David started to feel faint.
"It was kind of all a big joke at the time of course. They would charge you a premium every month for the scheme, only a small amount, but of course that added up to quite a lot cumulatively. That coupled with the fact that most people never even bother to read the fine print anyway meant they were on to a winner. The insurance company's only obligation was that in the event of an accidental or unnatural death, all they had to do was turn you into a human popsicle and warehouse you."
"I think I'm gonna throw up."
"Anyway," she continued casually, "about fifty years ago when all the regenerative medical breakthroughs happened, the courts ruled that the insurance companies had to make good on their policies. A bit of a fuck-up on their part so they're gradually going out of business now, hence the state of this place."
"Are you telling me I've been in a block of ice for, what, years?" asked David. He glanced around the room at all of the corroded steel tanks lining the walls. It suddenly dawned on him that inside each of those tanks, with their little blue LED lights flashing away on the front, was a real human being.

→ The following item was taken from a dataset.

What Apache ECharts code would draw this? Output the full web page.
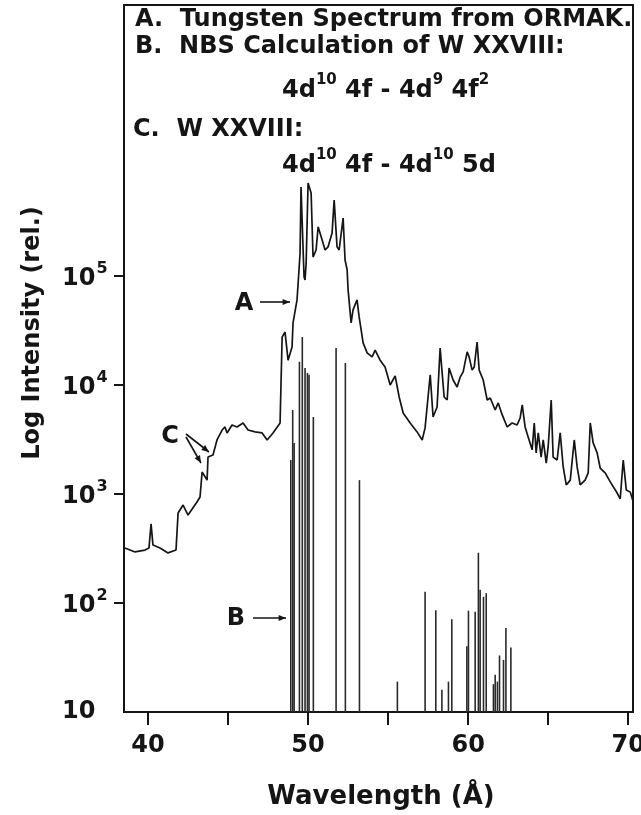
<!DOCTYPE html>
<html><head><meta charset="utf-8">
<script src="https://cdn.jsdelivr.net/npm/echarts@6/dist/echarts.min.js"></script>
<style>html,body{margin:0;padding:0;background:#fff}#c{width:641px;height:815px}</style>
</head><body><div id="c"></div>
<script>
// A. measured tungsten spectrum (wavelength in Å, relative intensity)
const specWavelength = [38.56,39.19,39.81,40.06,40.19,40.31,40.75,41.25,41.75,41.88,42.19,42.50,43.06,43.25,43.38,43.69,43.75,44.06,44.31,44.63,44.81,44.94,45.25,45.56,45.94,46.25,46.69,47.13,47.44,47.81,48.25,48.38,48.56,48.75,49.00,49.06,49.31,49.38,49.50,49.56,49.69,49.75,49.81,49.88,50.00,50.19,50.31,50.50,50.63,50.88,51.06,51.25,51.50,51.63,51.81,51.94,52.19,52.31,52.44,52.50,52.69,52.81,53.06,53.19,53.44,53.69,54.00,54.19,54.50,54.81,55.13,55.44,55.69,55.94,56.38,56.81,57.13,57.31,57.63,57.81,58.06,58.25,58.50,58.69,58.81,59.06,59.31,59.50,59.69,59.94,60.06,60.25,60.38,60.56,60.69,60.94,61.19,61.38,61.69,61.88,62.13,62.44,62.75,63.06,63.25,63.38,63.56,63.75,64.00,64.13,64.25,64.38,64.56,64.69,64.88,65.00,65.19,65.31,65.56,65.75,65.94,66.13,66.38,66.63,66.81,67.00,67.31,67.50,67.63,67.81,68.06,68.25,68.56,68.88,69.31,69.50,69.69,69.88,70.13,70.28];
const specIntensity = [320,294,306,320,531,340,320,288,306,670,792,641,845,938,1590,1340,2180,2280,3130,3860,4120,3630,4300,4120,4480,3860,3710,3630,3130,3630,4480,27500,30600,16900,22300,37100,60300,86300,162000,656000,173000,97900,91900,132000,713000,577000,149000,173000,282000,214000,173000,185000,248000,498000,185000,173000,340000,140000,114000,74500,37100,48800,60300,42100,24300,19700,18100,20900,16900,14600,10000,12100,7760,5530,4480,3710,3130,4040,12400,5080,6280,21800,7760,7280,14300,11100,9590,11800,13200,20100,18100,13700,14600,24800,13700,11100,7280,7600,5900,6840,5310,4120,4480,4300,4980,6560,4120,3330,2540,4480,2380,3630,2180,3130,1920,2700,7280,2180,2050,3630,1770,1210,1340,3130,1770,1210,1340,1560,4480,2940,2380,1730,1560,1290,1020,900,2050,1090,1040,881];
// B. NBS calculated lines
const calcWavelength = [48.92,49.04,49.13,49.46,49.64,49.81,49.96,50.06,50.33,51.75,52.33,53.21,55.58,57.31,57.98,58.36,58.77,58.98,59.92,60.02,60.44,60.64,60.75,60.96,61.13,61.58,61.69,61.83,61.96,62.21,62.36,62.67];
const calcIntensity = [2050,5900,2940,16300,27500,14300,12900,12400,5080,21800,15900,1340,19,127,86,16,19,71,40,85,83,289,132,114,123,18,22,19,33,30,59,39];
// axis ticks / labels
const xTickValues = [40,45,50,55,60,65,70];
const xLabelValues = [40,50,60,70];
const yTickValues = [10,100,1000,10000,100000];

const FONT = '"DejaVu Sans", "Liberation Sans", sans-serif';
const INK = '#151515';

const chart = echarts.init(document.getElementById('c'), null, {renderer: 'canvas'});

const specData = specWavelength.map((w, i) => [w, specIntensity[i]]);
const calcData = calcWavelength.map((w, i) => [w, calcIntensity[i]]);

function arrowHead(x, y, ang, size) {
  const a1 = ang + Math.PI - 0.4, a2 = ang + Math.PI + 0.4;
  return {type: 'polygon', silent: true, shape: {points: [[x, y], [x + size * Math.cos(a1), y + size * Math.sin(a1)], [x + size * Math.cos(a2), y + size * Math.sin(a2)]]}, style: {fill: INK}};
}
function arrow(x1, y1, x2, y2) {
  const ang = Math.atan2(y2 - y1, x2 - x1);
  return [
    {type: 'line', silent: true, shape: {x1, y1, x2, y2}, style: {stroke: INK, lineWidth: 1.6}},
    arrowHead(x2, y2, ang, 8)
  ];
}
function txt(text, x, y, size, align) {
  align = align || 'left';
  return {type: 'text', silent: true, x, y, style: {text, fill: INK, font: 'bold ' + size + 'px ' + FONT, fontFamily: FONT, fontWeight: 'bold', fontSize: size, align: align, textAlign: align, verticalAlign: 'middle', textVerticalAlign: 'middle'}};
}
const supRich = {
  n: {fontFamily: FONT, fontWeight: 'bold', fontSize: 24, fill: INK, color: INK, verticalAlign: 'bottom', lineHeight: 30},
  s: {fontFamily: FONT, fontWeight: 'bold', fontSize: 15, fill: INK, color: INK, verticalAlign: 'top', lineHeight: 15}
};
function richTxt(text, x, y) {
  const t = txt(text, x, y, 24);
  t.style.rich = supRich;
  return t;
}

const graphics = [
  txt('A.  Tungsten Spectrum from ORMAK.', 135, 20, 24),
  txt('B.  NBS Calculation of W XXVIII:', 135, 47, 24),
  richTxt('{n|4d}{s|10}{n| 4f - 4d}{s|9}{n| 4f}{s|2}', 282, 88),
  txt('C.  W XXVIII:', 133, 130, 24),
  richTxt('{n|4d}{s|10}{n| 4f - 4d}{s|10}{n| 5d}', 282, 163),
  txt('A', 244, 304, 24, 'center'),
  txt('B', 236, 619, 24, 'center'),
  txt('C', 170, 437, 24, 'center'),
  ...arrow(260, 302, 290, 302),
  ...arrow(253, 618, 286, 618),
  ...arrow(186, 434, 209, 452),
  ...arrow(186, 437, 201, 463),
  {type: 'text', silent: true, x: 33, y: 333, rotation: Math.PI / 2,
   style: {text: 'Log Intensity (rel.)', fill: INK, font: 'bold 24px ' + FONT, fontSize: 24, fontWeight: 'bold', fontFamily: FONT, align: 'center', textAlign: 'center', verticalAlign: 'middle', textVerticalAlign: 'middle'}},
  {type: 'text', silent: true, x: 381, y: 797,
   style: {text: 'Wavelength (Å)', fill: INK, font: 'bold 26px ' + FONT, fontSize: 26, fontWeight: 'bold', fontFamily: FONT, align: 'center', textAlign: 'center', verticalAlign: 'middle', textVerticalAlign: 'middle'}}
];

const option = {
  animation: false,
  backgroundColor: '#ffffff',
  grid: {left: 124, right: 8, top: 5, bottom: 103, show: true, borderColor: INK, borderWidth: 2, backgroundColor: 'transparent', containLabel: false, outerBoundsMode: 'none'},
  xAxis: {
    type: 'value', min: 38.5, max: 70.3,
    axisLine: {show: true, lineStyle: {color: INK, width: 2}},
    axisTick: {show: true, inside: false, length: 13, customValues: xTickValues, lineStyle: {color: INK, width: 2}},
    axisLabel: {show: true, customValues: xLabelValues, margin: 22, color: INK, fontFamily: FONT, fontWeight: 'bold', fontSize: 24},
    splitLine: {show: false}
  },
  yAxis: {
    type: 'log', logBase: 10, min: 10, max: 30600000,
    axisLine: {show: true, lineStyle: {color: INK, width: 2}},
    axisTick: {show: true, inside: false, length: 10, customValues: yTickValues.slice(1), lineStyle: {color: INK, width: 2}},
    axisLabel: {
      show: true, customValues: yTickValues, margin: 62, align: 'left',
      formatter: function (v) {
        const e = Math.round(Math.log10(v));
        return e === 1 ? '{c|10}' : '{b|10}{s|' + e + '}';
      },
      rich: {
        b: {fontFamily: FONT, fontWeight: 'bold', fontSize: 24, color: INK, verticalAlign: 'bottom', lineHeight: 30},
        c: {fontFamily: FONT, fontWeight: 'bold', fontSize: 24, color: INK, lineHeight: 24},
        s: {fontFamily: FONT, fontWeight: 'bold', fontSize: 16, color: INK, verticalAlign: 'top', lineHeight: 16, padding: [0, 0, 0, 1]}
      }
    },
    splitLine: {show: false}, minorTick: {show: false}
  },
  series: [
    {
      type: 'custom', name: 'B', data: calcData, z: 2,
      renderItem: function (params, api) {
        const x = api.value(0), v = api.value(1);
        const p0 = api.coord([x, 10]);
        const p1 = api.coord([x, v]);
        return {type: 'line', shape: {x1: p0[0], y1: p0[1], x2: p1[0], y2: p1[1]}, style: {stroke: '#2a2a2a', lineWidth: 1.6}};
      }
    },
    {
      type: 'line', name: 'A', data: specData, showSymbol: false, symbol: 'none', z: 3,
      lineStyle: {color: INK, width: 1.7}
    }
  ],
  graphic: graphics
};
chart.setOption(option);
</script>
</body></html>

"Indeed. It's actually a fascinating science if you're into that kind of thing. In order to stop the water in all your cells from crystallising when they freeze you, they suck out all of the water molecules and replace them with a cryoprotectant compound." David flinched and scrunched his face as the nurse emphasised the 'sucking' element of the process.
"It acts like an antifreeze," she continued with a smile that showed how much she really loved her job. "If they didn't, we'd basically have to scoop you out of the tank with a bucket when you were brought back to ambient temperature. Then what they do is cool your corpse to about negative two-hundred Fahrenheit with dry ice, drop you into one of these things, and fill it with liquid nitrogen."
"So, let me get this straight," replied David as he shuffled uncomfortably from side to side. "I'm in the future?"
"Well, technically speaking you're in the present, but I suppose from your point of view you could say that."
"You've gotta be fucking kidding me!"
David jumped off the table and started stumbling across the room. He headed for the window on the far wall in a roundabout way; his legs were still getting their bearings so he ended up doing an unusual kind of drunk crab-walk. He tripped and weaved dangerously as he veered across the floor, trying to avoid the obstacles of steel trolleys and mysterious rank puddles.
"Wait!" the nurse shouted across the room to him. "You've got to go through orientation first. You could go into shock!"
David never heard her warning, he was too focused on glimpsing the world of tomorrow. Scenes from all of the television programs and movies he'd watched when he was a kid suddenly started barreling through his mind. All of the strange technologies and weird customs that had delighted him growing up were now his reality. His hands gripped the dusty blinds and after a deep breath, he unceremoniously threw them open.
Through the grime-streaked glass, several hundred feet below, stretched out a metropolis of unimaginable proportions. Mega-structures and twelve-lane highways littered the vista for as far as the eye could see. The housing blocks towered towards the clouds like an endless forest of urban decay. Enormous, hulking masses of grey concrete blocks and corroding steel supports dominated the landscape all the way to the horizon. He felt dwarfed and humbled by the sheer magnitude of the sight before him; an overwhelming feeling of claustrophobic anxiety overcame him as he looked out into a new unfamiliar world.
"I don't believe this."
"Shocker, isn't it?" the nurse said in an amused tone. "Listen, I don't mean to rush you but I've got another two of you deep-freeze guys to thaw out today."